A minor diplomatic spat emerged between US and Israeli officials Monday while preparing for Trump's visit to the Western Wall in Jerusalem -- the first stop by a sitting US president to one of the holiest sites in Judaism. The White House was forced to disavow comments by a US official planning Trump's stop who claimed the Western Wall was in the West Bank and not a part of Israeli territory.

[...]

[The speech on Islam was] being drafted by Trump's policy adviser Stephen Miller, who helped write Trump's convention and inaugural addresses, with input from the large collection of advisers who are helping to plan the trip: son-in-law and senior adviser Jared Kushner, McMaster and deputy national security adviser Dina Powell.

  CNN
You might remember Miller from his role in drafting the Muslim travel ban.

[...]

This combined with the fact that Miller is the protege of raging Islamophobe Steve Bannon should bode well for the delivery.

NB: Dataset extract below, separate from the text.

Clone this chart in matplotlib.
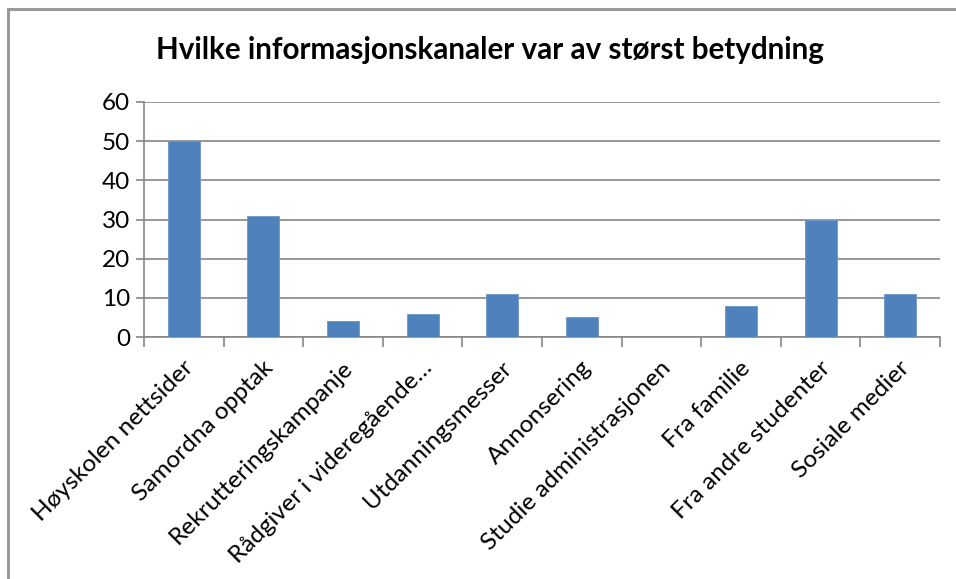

Given how Miller is one of the main scribes behind Trump’s bizarre “American carnage” inaugural address, we’re looking forward to some clever and subtle wordplay.

  Death and Taxes
It may not matter. Trump, under pressure, may simply go off script, as, aside from the inauguration speech, he always does.
“It’s a huge burden on the American psyche to have a president go abroad when a sword of Damocles is hanging over them at home,” said Douglas Brinkley, a professor of history at Rice University and an expert on the presidency. “It turns our president, instead of representing the best of America on the road, into a traveling can of worms.”

[...]

For his part, Mr. Trump, a confirmed homebody, has expressed dread about the trip, asking aides whether it can be shortened to five days from nine. His advisers concede that the intense schedule — dozens of interactions with leaders from the Middle East and Europe, over a range of delicate issues — could produce unscripted, diplomatically perilous moments.

[...]

Israeli officials expressed alarm about the unwillingness of Mr. Trump’s national security adviser, Lt. Gen. H. R. McMaster, to publicly affirm that the Western Wall, one of the holiest prayer sites in the Jewish faith, was part of Israel.

[...]

General McMaster dodged when asked whether Mr. Trump believed the Western Wall was in Israel. The question arose after a report on Israeli television that an American official involved in planning the visit had rebuffed a request by Prime Minister Benjamin Netanyahu to join Mr. Trump on a visit to the wall because, the official said, it was not in Israel.

[...]

“He’s in real danger of blowing up Jerusalem as an issue that divides rather than unites two of the Abrahamic religions,” said Martin S. Indyk, an American ambassador to Israel under Mr. Clinton. “That part of the visit needs to be handled with extreme care.”

  NYT
Wrong group for that.
[James B. Steinberg, a diplomat for former President Barack Obama] said Mr. Trump’s first trip should not be that difficult since he is meeting largely with allies at a time of relative peace and prosperity.

“A trip like this is an easy trip,” he said. “There’s no crisis. It’s a relationship-building trip. It’s hard for it not to be a success unless something goes wrong.”

  NYT
Unless? I'd say there's a remarkably fair chance of that.